Jennifer Bartlett: Selected Work 1970-2003
From June 27 through July 28, The Drawing Room in East Hampton is pleased to present a small selection of works by Jennifer Bartlett that spotlights salient aspects of her practice over more than four decades. The show coincides with The Parrish Art Museum’s extensive survey, "Jennifer Bartlett: History of the Universe – Works 1970-2011", on view in Water Mill, New York through July 13, 2014.
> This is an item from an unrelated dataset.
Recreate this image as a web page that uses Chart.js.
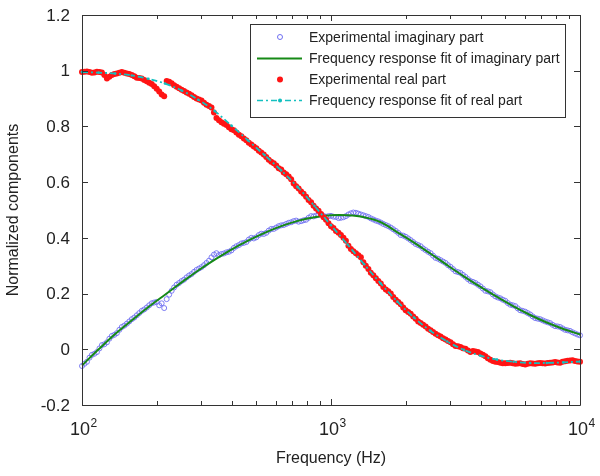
<!DOCTYPE html>
<html>
<head>
<meta charset="utf-8">
<script src="https://cdn.jsdelivr.net/npm/chart.js@4.4.1/dist/chart.umd.min.js"></script>
<style>
html,body{margin:0;padding:0;background:#fff;}
canvas{display:block;}
</style>
</head>
<body>
<canvas id="c" width="600" height="476"></canvas>
<script>
// ---- Data ----
const freqExp = [
100,102.3,104.7,107.2,109.6,112.2,114.8,117.5,120.2,123.0,
125.9,128.8,131.8,134.9,138.0,141.3,144.5,147.9,151.4,154.9,
158.5,162.2,166.0,169.8,173.8,177.8,182.0,186.2,190.5,195.0,
199.5,204.2,208.9,213.8,218.8,223.9,229.1,234.4,239.9,245.5,
251.2,257.0,263.0,269.2,275.4,281.8,288.4,295.1,302.0,309.0,
316.2,323.6,331.1,338.8,346.7,354.8,363.1,371.5,380.2,389.0,
398.1,407.4,416.9,426.6,436.5,446.7,457.1,467.7,478.6,489.8,
501.2,512.9,524.8,537.0,549.5,562.3,575.4,588.8,602.6,616.6,
631.0,645.7,660.7,676.1,691.8,707.9,724.4,741.3,758.6,776.2,
794.3,812.8,831.8,851.1,871.0,891.3,912.0,933.3,955.0,977.2,
1000,1023,1047,1072,1096,1122,1148,1175,1202,1230,
1259,1288,1318,1349,1380,1413,1445,1479,1514,1549,
1585,1622,1660,1698,1738,1778,1820,1862,1905,1950,
1995,2042,2089,2138,2188,2239,2291,2344,2399,2455,
2512,2570,2630,2692,2754,2818,2884,2951,3020,3090,
3162,3236,3311,3388,3467,3548,3631,3715,3802,3890,
3981,4074,4169,4266,4365,4467,4571,4677,4786,4898,
5012,5129,5248,5370,5495,5623,5754,5888,6026,6166,
6310,6457,6607,6761,6918,7079,7244,7413,7586,7762,
7943,8128,8318,8511,8710,8913,9120,9333,9550,9772,
10000];

const imagExp = [
-0.06,-0.052,-0.045,-0.03,-0.02,-0.016,-0.01,0.003,0.015,0.018,
0.025,0.038,0.048,0.052,0.058,0.07,0.08,0.085,0.092,0.1,
0.108,0.114,0.122,0.13,0.138,0.143,0.15,0.158,0.165,0.168,
0.17,0.158,0.165,0.148,0.18,0.196,0.21,0.222,0.232,0.238,
0.245,0.25,0.258,0.265,0.27,0.278,0.285,0.29,0.295,0.302,
0.31,0.318,0.33,0.34,0.345,0.338,0.342,0.344,0.348,0.35,
0.355,0.364,0.37,0.374,0.38,0.382,0.385,0.394,0.4,0.398,
0.402,0.41,0.415,0.414,0.418,0.426,0.432,0.432,0.437,0.442,
0.445,0.446,0.45,0.454,0.456,0.46,0.462,0.458,0.46,0.463,
0.465,0.472,0.478,0.477,0.48,0.483,0.484,0.479,0.476,0.478,
0.479,0.476,0.475,0.471,0.472,0.474,0.478,0.484,0.488,0.491,
0.49,0.487,0.484,0.481,0.478,0.475,0.47,0.466,0.462,0.459,
0.455,0.45,0.446,0.442,0.437,0.431,0.425,0.418,0.41,0.408,
0.404,0.398,0.392,0.385,0.378,0.374,0.37,0.362,0.356,0.35,
0.345,0.336,0.328,0.325,0.32,0.315,0.31,0.302,0.296,0.288,
0.28,0.277,0.274,0.267,0.26,0.252,0.245,0.242,0.238,0.232,
0.226,0.218,0.21,0.208,0.205,0.197,0.19,0.186,0.183,0.178,
0.174,0.166,0.16,0.158,0.155,0.147,0.14,0.138,0.135,0.13,
0.125,0.118,0.112,0.11,0.108,0.104,0.1,0.097,0.094,0.088,
0.083,0.082,0.08,0.075,0.07,0.068,0.066,0.061,0.057,0.053,
0.05];

const realExp = [
0.995,0.996,0.997,0.995,0.993,0.994,0.996,0.995,0.994,0.985,
0.972,0.978,0.985,0.988,0.99,0.993,0.995,0.993,0.99,0.988,
0.985,0.98,0.975,0.974,0.972,0.967,0.962,0.957,0.952,0.944,
0.935,0.925,0.915,0.908,0.963,0.96,0.955,0.948,0.942,0.937,
0.932,0.927,0.922,0.917,0.912,0.906,0.9,0.897,0.893,0.885,
0.878,0.873,0.868,0.85,0.83,0.822,0.815,0.81,0.805,0.797,
0.79,0.786,0.778,0.77,0.765,0.757,0.75,0.741,0.735,0.728,
0.722,0.713,0.706,0.699,0.69,0.68,0.673,0.668,0.66,0.65,
0.645,0.635,0.628,0.62,0.61,0.595,0.585,0.577,0.566,0.558,
0.548,0.536,0.528,0.515,0.505,0.497,0.486,0.474,0.465,0.452,
0.442,0.435,0.425,0.418,0.41,0.4,0.39,0.372,0.36,0.352,
0.345,0.338,0.33,0.312,0.3,0.288,0.275,0.266,0.255,0.245,
0.236,0.224,0.215,0.208,0.2,0.188,0.178,0.17,0.162,0.15,
0.14,0.134,0.128,0.118,0.11,0.1,0.094,0.088,0.082,0.074,
0.068,0.062,0.056,0.05,0.046,0.04,0.035,0.03,0.025,0.018,
0.012,0.011,0.008,0.004,0.002,-0.004,-0.01,-0.006,-0.008,-0.01,
-0.015,-0.02,-0.025,-0.032,-0.038,-0.042,-0.045,-0.046,-0.048,-0.05,
-0.05,-0.049,-0.048,-0.05,-0.052,-0.051,-0.05,-0.053,-0.055,-0.052,
-0.05,-0.051,-0.052,-0.05,-0.049,-0.05,-0.051,-0.049,-0.048,-0.047,
-0.046,-0.047,-0.048,-0.045,-0.043,-0.041,-0.04,-0.039,-0.042,-0.044,
-0.045];

const freqFit = [100,116.6,135.9,158.5,184.8,215.4,251.2,292.9,341.5,398.1,464.2,541.2,631.0,735.6,857.7,1000,1166,1359,1585,1848,2154,2512,2929,3415,3981,4642,5412,6310,7356,8577,10000];

const imagFit = [-0.058,0.0,0.055,0.104,0.152,0.196,0.24,0.283,0.322,0.358,0.39,0.418,0.442,0.461,0.474,0.481,0.481,0.474,0.456,0.42,0.383,0.343,0.302,0.262,0.224,0.188,0.154,0.123,0.096,0.073,0.053];

const realFit = [0.995,0.993,0.99,0.983,0.971,0.954,0.929,0.896,0.855,0.803,0.75,0.697,0.642,0.582,0.515,0.445,0.376,0.305,0.236,0.171,0.114,0.066,0.028,-0.002,-0.023,-0.037,-0.045,-0.049,-0.049,-0.047,-0.044];

const seriesNames = ['Experimental imaginary part','Frequency response fit of imaginary part','Experimental real part','Frequency response fit of real part'];
const xTickValues = [100, 1000, 10000];
const xTickExps = ['2','3','4'];

// ---- Styling ----
const FONT = '"Liberation Sans", Arial, Helvetica, sans-serif';
const C_BLUE = '#7070f2', C_GREEN = '#168a16', C_RED = '#ff1414', C_CYAN = '#14c0c0';

const pts = (xs, ys) => xs.map((x, i) => ({x, y: ys[i]}));
const fmtY = v => { const r = Math.round(v * 10) / 10; return r === 0 ? '0' : String(r); };

const minorTicks = [];
[100, 1000].forEach(d => { for (let m = 1; m <= 9; m++) minorTicks.push(d * m); });
minorTicks.push(10000);

const framePlugin = {
  id: 'frame',
  afterDatasetsDraw(chart) {
    const {ctx, chartArea: a, scales: {x, y}} = chart;
    ctx.save();
    ctx.strokeStyle = '#333';
    ctx.lineWidth = 1;
    ctx.beginPath();
    ctx.rect(Math.round(a.left) + 0.5, Math.round(a.top) + 0.5, Math.round(a.right - a.left), Math.round(a.bottom - a.top));
    ctx.stroke();
    ctx.beginPath();
    minorTicks.forEach(v => {
      const px = Math.round(x.getPixelForValue(v)) + 0.5;
      const major = xTickValues.includes(v);
      const len = major ? 6 : 4;
      ctx.moveTo(px, a.bottom); ctx.lineTo(px, a.bottom - len);
      ctx.moveTo(px, a.top); ctx.lineTo(px, a.top + len);
    });
    y.ticks.forEach(t => {
      const py = Math.round(y.getPixelForValue(t.value)) + 0.5;
      ctx.moveTo(a.left, py); ctx.lineTo(a.left + 6, py);
      ctx.moveTo(a.right, py); ctx.lineTo(a.right - 6, py);
    });
    ctx.stroke();
    // y tick labels
    ctx.fillStyle = '#222';
    ctx.font = '17px ' + FONT;
    ctx.textAlign = 'right';
    ctx.textBaseline = 'middle';
    y.ticks.forEach(t => {
      ctx.fillText(fmtY(t.value), a.left - 12, y.getPixelForValue(t.value) + 1);
    });
    // x tick labels with superscript
    ctx.textBaseline = 'alphabetic';
    ctx.textAlign = 'left';
    xTickValues.forEach((v, i) => {
      const px = x.getPixelForValue(v);
      ctx.font = '18px ' + FONT;
      const w10 = ctx.measureText('10').width;
      const sx = px - w10 / 2 - 2;
      ctx.fillText('10', sx, 435);
      ctx.font = '12px ' + FONT;
      ctx.fillText(xTickExps[i], sx + w10 + 0.5, 427);
    });
    // legend
    const bx = 250.5, by = 24.5, bw = 315, bh = 93;
    ctx.fillStyle = '#fff';
    ctx.fillRect(bx, by, bw, bh);
    ctx.strokeStyle = '#333';
    ctx.strokeRect(bx, by, bw, bh);
    const rows = [37, 58.5, 79.5, 100.5];
    const sx0 = 257, sx1 = 302, mx = 280, tx = 309;
    ctx.beginPath(); ctx.arc(mx, rows[0], 2.5, 0, Math.PI * 2);
    ctx.strokeStyle = C_BLUE; ctx.lineWidth = 1; ctx.stroke();
    ctx.beginPath(); ctx.moveTo(sx0, rows[1]); ctx.lineTo(sx1, rows[1]);
    ctx.strokeStyle = C_GREEN; ctx.lineWidth = 2; ctx.stroke();
    ctx.beginPath(); ctx.arc(mx, rows[2], 3, 0, Math.PI * 2);
    ctx.fillStyle = C_RED; ctx.fill();
    ctx.beginPath(); ctx.setLineDash([6, 3, 2, 3]); ctx.moveTo(sx0, rows[3]); ctx.lineTo(sx1, rows[3]);
    ctx.strokeStyle = C_CYAN; ctx.lineWidth = 1.5; ctx.stroke(); ctx.setLineDash([]);
    ctx.beginPath(); ctx.arc(mx, rows[3], 2, 0, Math.PI * 2); ctx.fillStyle = C_CYAN; ctx.fill();
    ctx.fillStyle = '#222';
    ctx.font = '14px ' + FONT;
    ctx.textBaseline = 'middle';
    seriesNames.forEach((s, i) => ctx.fillText(s, tx, rows[i] + 1));
    ctx.restore();
  }
};

new Chart(document.getElementById('c'), {
  type: 'line',
  data: {
    datasets: [
      {label: seriesNames[3], data: pts(freqFit, realFit), borderColor: C_CYAN, backgroundColor: C_CYAN,
       borderWidth: 1.8, borderDash: [6, 3, 2, 3], pointRadius: 1.3, pointBorderWidth: 0, tension: 0.35, order: 0, clip: 6},
      {label: seriesNames[2], data: pts(freqExp, realExp), showLine: false, pointRadius: 3, pointBorderWidth: 0,
       backgroundColor: C_RED, borderColor: C_RED, order: 1, clip: 6},
      {label: seriesNames[1], data: pts(freqFit, imagFit), borderColor: C_GREEN, borderWidth: 2, pointRadius: 0,
       tension: 0.35, order: 2, clip: 6},
      {label: seriesNames[0], data: pts(freqExp, imagExp), showLine: false, pointRadius: 2.5, pointBorderWidth: 0.9,
       borderColor: C_BLUE, backgroundColor: 'rgba(0,0,0,0)', order: 3, clip: 6}
    ]
  },
  options: {
    responsive: false,
    animation: false,
    events: [],
    layout: {padding: {left: 0, right: 20, top: 15, bottom: 0}},
    plugins: {legend: {display: false}, tooltip: {enabled: false}},
    scales: {
      x: {
        type: 'logarithmic', min: 100, max: 10000,
        grid: {display: false, drawTicks: false}, border: {display: false},
        ticks: {display: false},
        title: {display: true, text: 'Frequency (Hz)', color: '#222', font: {family: FONT, size: 16}, padding: {top: 0, bottom: 8}},
        afterFit(s) { s.height = 71; }
      },
      y: {
        min: -0.2, max: 1.2,
        grid: {display: false, drawTicks: false}, border: {display: false},
        ticks: {display: false, stepSize: 0.2},
        title: {display: true, text: 'Normalized components', color: '#222', font: {family: FONT, size: 16}, padding: {top: 4, bottom: 4}},
        afterFit(s) { s.width = 82; }
      }
    }
  },
  plugins: [framePlugin]
});
</script>
</body>
</html>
After completing her MFA at Yale University and moving to New York in 1967, Jennifer Bartlett developed an important new painting methodology that became central within her expansive oeuvre. Inspired by Minimalism, Conceptualism and her search for a resilient graphed painting surface, the artist fabricated 12” square steel plates coated with baked white enamel and screen printed with a grid. On these smooth surfaces, Bartlett applied vibrant dots of enamel paint, guided by a series of self-imposed and systematic rules. Her early paintings, which quickly drew broad critical acclaim, ranged from individual panels to enormous modular configurations such as Rhapsody (1975-76), a seminal work comprising 987 plates now in the collection of the Museum of Modern Art. A classic example of Bartlett’s signature plate work from the period is a vertical arrangement of six abstract square panels titled One Through Six System Using Six Colors (1970). This meticulous dotted painting celebrates mathematical precision and infinite pattern in a form remarkably prescient of the digital pixel now ubiquitous in the 21st century.